Investors got cold feet on Russia’s 2016 sale after U.S. officials warned the offering could be used to fund state companies that are blocked from western financial markets. Russia went ahead with the sale in May using a single state bank as organizer, but the notes weren’t immediately accepted by Euroclear Bank SA, the world’s biggest clearing house.

Read More: Russia Loses Buyside Support for Eurobond After Banks Balk

With no signs the penalties will be lifted soon under U.S. President Donald Trump’s administration, Russia is pushing on with its preparations and has started selecting the deal’s organizers. The Finance Ministry’s debt chief, Konstantin Vyshkovsky, said on April 7 a placement may come in the first half of 2017 and he doesn’t expect Euroclear to delay direct clearing of the bond.
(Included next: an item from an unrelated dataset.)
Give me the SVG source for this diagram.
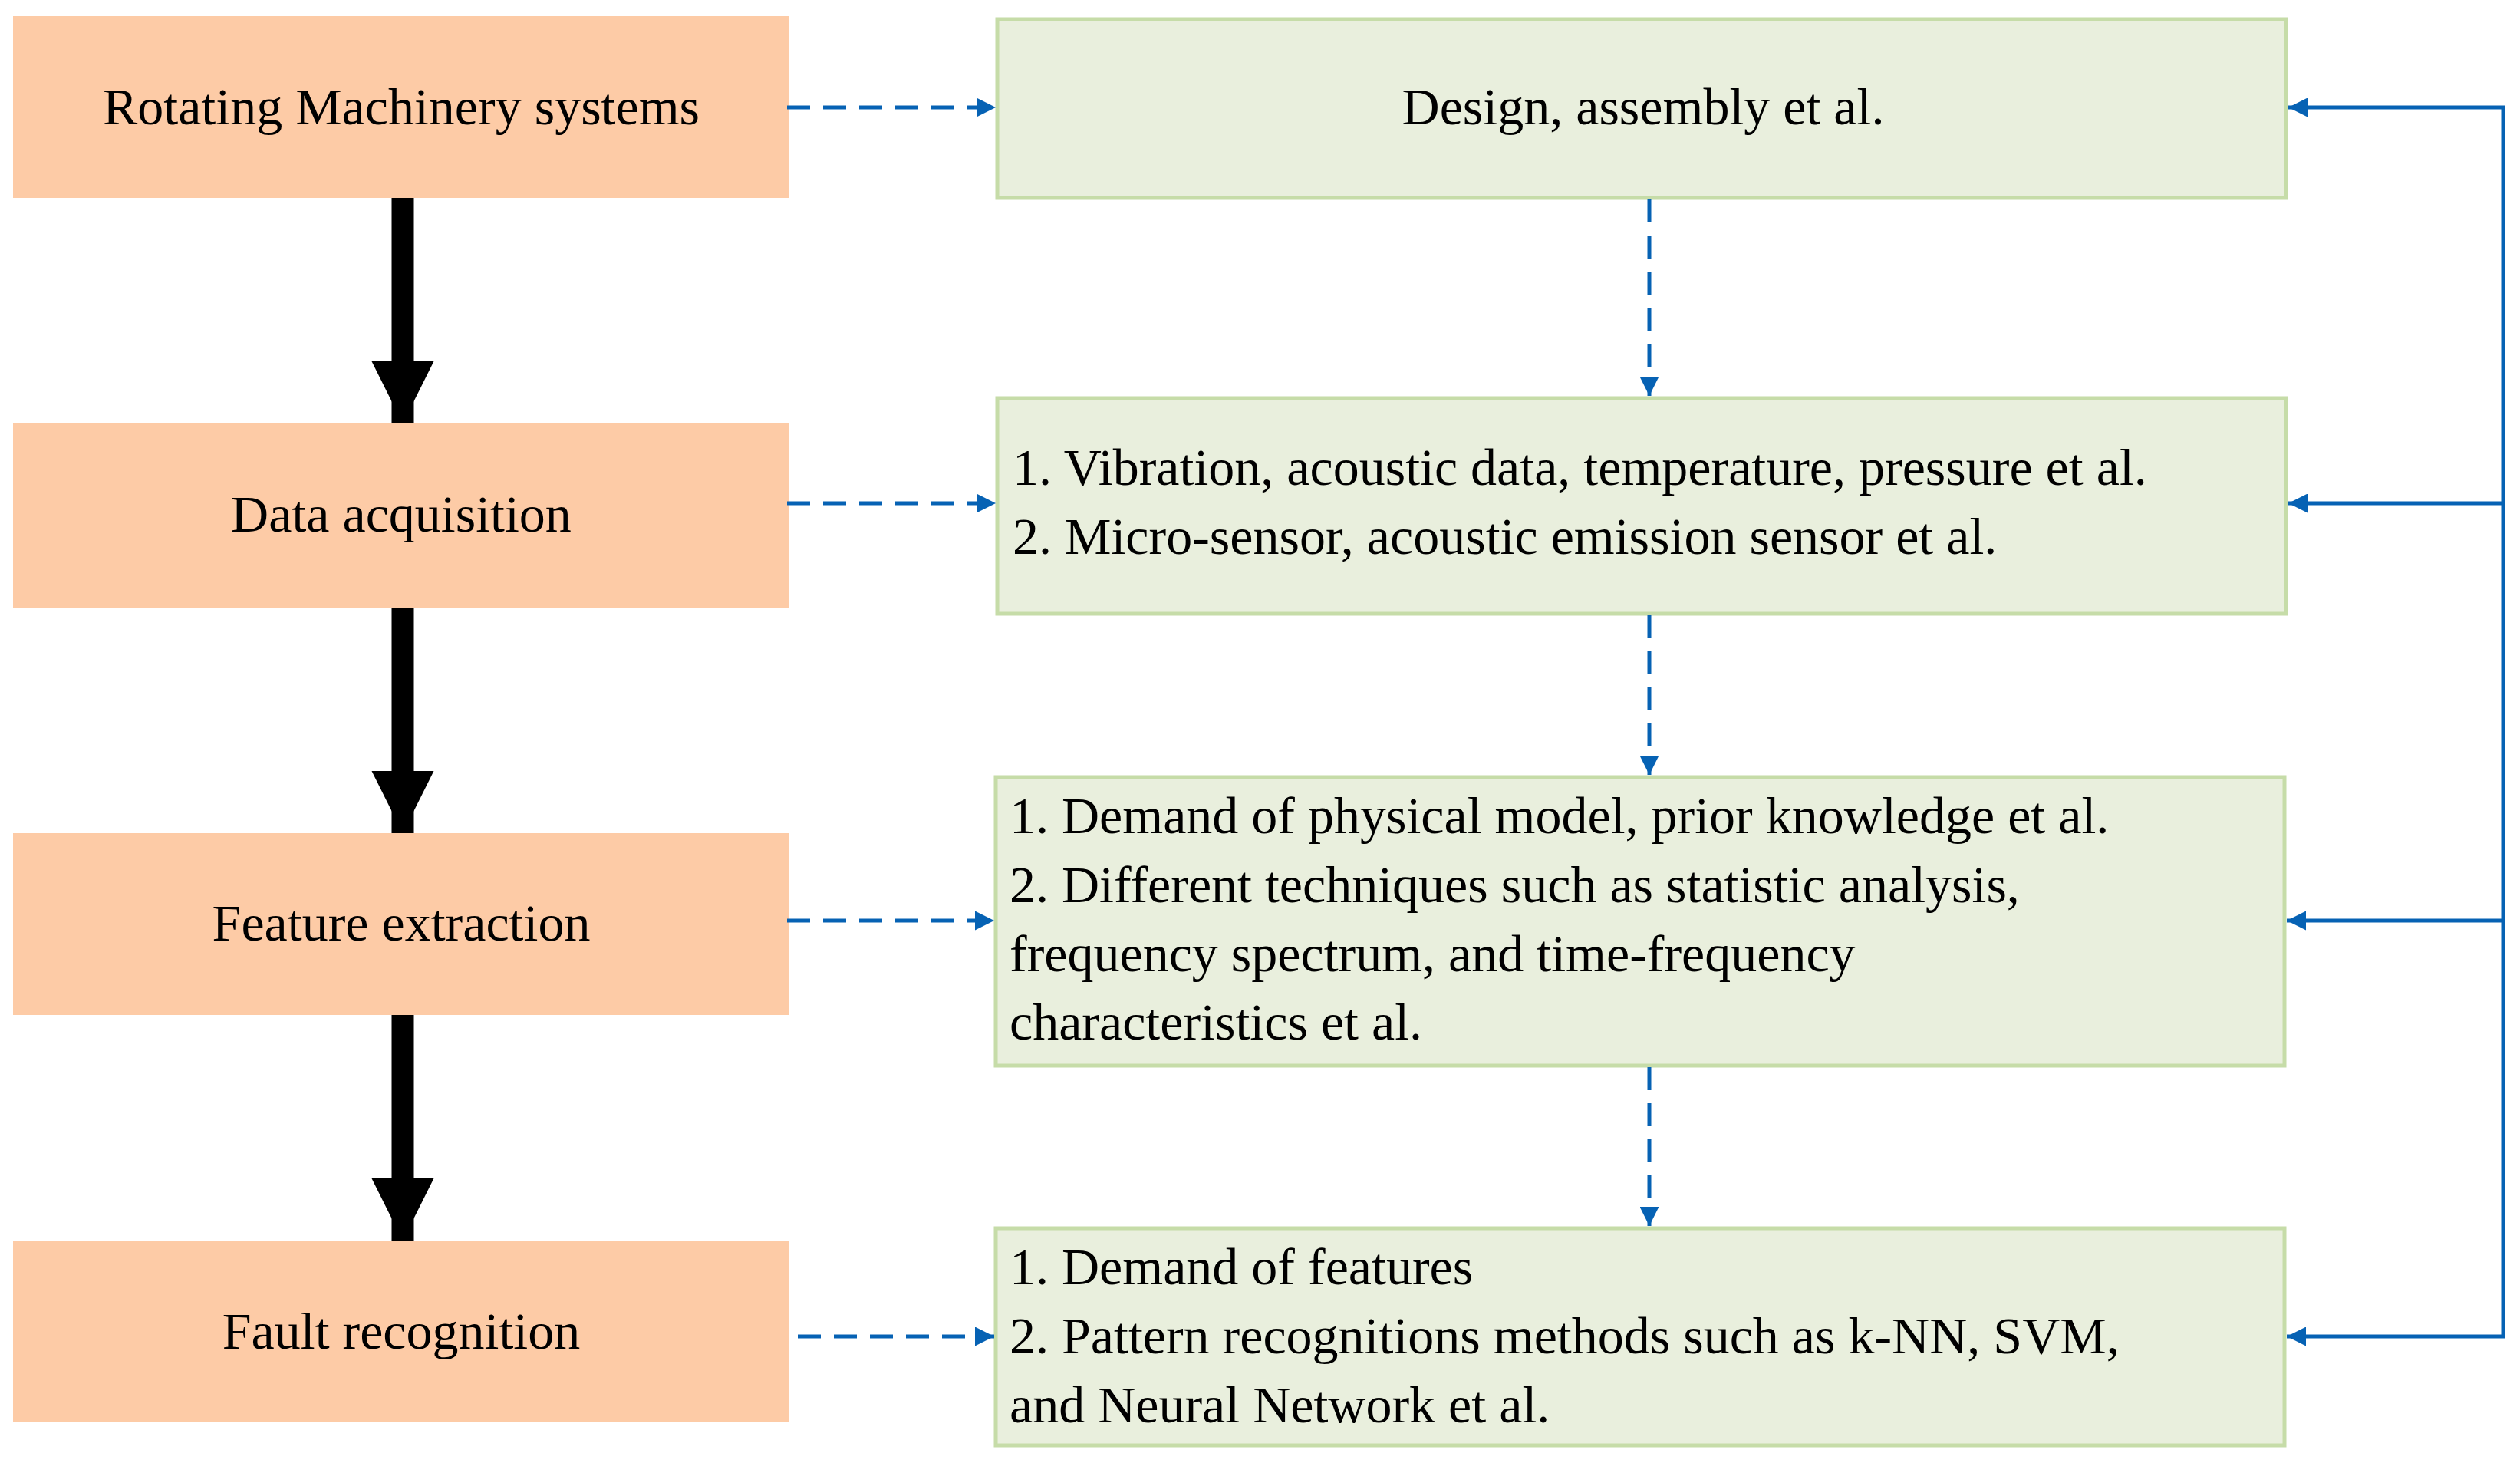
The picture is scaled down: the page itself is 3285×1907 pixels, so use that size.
<svg xmlns="http://www.w3.org/2000/svg" width="3285" height="1907" viewBox="0 0 3285 1907">
<style>
.o{fill:#FDCBA6}
.g{fill:#E9EFDD;stroke:#C6DCA8;stroke-width:5}
text{font-family:"Liberation Serif","Times New Roman",serif;font-size:68px;fill:#000}
.c{text-anchor:middle}
.d{stroke:#0662B4;stroke-width:5;fill:none;stroke-dasharray:30,17}
.s{stroke:#0662B4;stroke-width:5;fill:none}
.k{stroke:#000;stroke-width:29;fill:none}
</style>
<defs>
<marker id="b" viewBox="0 0 10 10" refX="10" refY="5" markerWidth="10" markerHeight="10" markerUnits="userSpaceOnUse" orient="auto"><path d="M0,0L10,5L0,10z" fill="#0662B4" transform="scale(1)"/></marker>
<marker id="a" viewBox="0 0 10 10" refX="10" refY="5" markerWidth="5" markerHeight="5" orient="auto"><path d="M0,0L10,5L0,10z" fill="#0662B4"/></marker>
<marker id="h" viewBox="0 0 10 10" refX="10" refY="5" markerWidth="2.8" markerHeight="2.8" orient="auto"><path d="M0,0L10,5L0,10z" fill="#000"/></marker>
</defs>
<g id="n1"><rect class="o" x="17" y="21" width="1012" height="237"/><text class="c" x="523" y="162">Rotating  Machinery systems</text></g>
<g id="n2"><rect class="o" x="17" y="552" width="1012" height="240"/><text class="c" x="523" y="693">Data acquisition</text></g>
<g id="n3"><rect class="o" x="17" y="1086" width="1012" height="237"/><text class="c" x="523" y="1226">Feature extraction</text></g>
<g id="n4"><rect class="o" x="17" y="1617" width="1012" height="237"/><text class="c" x="523" y="1758">Fault recognition</text></g>
<g id="g1"><rect class="g" x="1300" y="25" width="1680" height="233"/><text class="c" x="2142" y="162">Design, assembly et al.</text></g>
<g id="g2"><rect class="g" x="1300" y="519" width="1680" height="281"/><text x="1320" y="632">1. Vibration, acoustic data, temperature, pressure et al.</text><text x="1320" y="722">2. Micro-sensor, acoustic emission sensor et al.</text></g>
<g id="g3"><rect class="g" x="1298" y="1013" width="1680" height="376"/><text x="1316" y="1086">1. Demand of physical model, prior knowledge et al.</text><text x="1316" y="1176">2. Different techniques such as statistic analysis,</text><text x="1316" y="1266">frequency spectrum, and time-frequency</text><text x="1316" y="1355">characteristics  et al.</text></g>
<g id="g4"><rect class="g" x="1298" y="1601" width="1680" height="283"/><text x="1316" y="1674">1. Demand of features</text><text x="1316" y="1764">2. Pattern recognitions methods such as k-NN,  SVM,</text><text x="1316" y="1854">and Neural Network  et al.</text></g>
<g id="connectors">
<line class="k" x1="525" y1="258" x2="525" y2="552" marker-end="url(#h)"/>
<line class="k" x1="525" y1="792" x2="525" y2="1086" marker-end="url(#h)"/>
<line class="k" x1="525" y1="1323" x2="525" y2="1617" marker-end="url(#h)"/>
<line class="d" x1="1026" y1="140" x2="1298" y2="140" marker-end="url(#a)"/>
<line class="d" x1="1026" y1="656" x2="1298" y2="656" marker-end="url(#a)"/>
<line class="d" x1="1026" y1="1200" x2="1296" y2="1200" marker-end="url(#a)"/>
<line class="d" x1="1040" y1="1742" x2="1296" y2="1742" marker-end="url(#a)"/>
<line class="d" x1="2150" y1="260" x2="2150" y2="516" marker-end="url(#a)"/>
<line class="d" x1="2150" y1="802" x2="2150" y2="1010" marker-end="url(#a)"/>
<line class="d" x1="2150" y1="1391" x2="2150" y2="1598" marker-end="url(#a)"/>
<polyline class="s" points="3263,140 3263,1742"/>
<line class="s" x1="3265" y1="140" x2="2983" y2="140" marker-end="url(#a)"/>
<line class="s" x1="3265" y1="656" x2="2983" y2="656" marker-end="url(#a)"/>
<line class="s" x1="3265" y1="1200" x2="2981" y2="1200" marker-end="url(#a)"/>
<line class="s" x1="3265" y1="1742" x2="2981" y2="1742" marker-end="url(#a)"/>
</g>
</svg>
Russia’s budget stipulates a $7 billion external borrowing plan this year, of which $4 billion may be issued to swap old Eurobonds for new ones. The nation’s May 2026 bonds have climbed this year amid a global hunt for higher returns in emerging markets, driving the yield down more than 40 basis points. The debt rose for a second day on Monday, lowering the yield by three basis points to 4 percent as of 6:59 p.m. in Moscow.

While Russia’s current-account surplus and nearly $400 billion of foreign reserves cement the appeal of a Eurobond sale, ruble-denominated debt may offer better value as the central bank pushes ahead with rate reductions, Bisat said. He has a long position in the so-called OFZ bonds, which have handed investors the third-best returns in emerging markets this year.

The Bank of Russia signaled further easing as inflation nears its target rate after surprising economists in April with a deeper-than-expected cut.

“Their inflation-fighting credentials have improved, the economy is weak so they have space to cut interest rates and stimulate growth,” Bisat said. “That’s a very fixed-income friendly environment for us."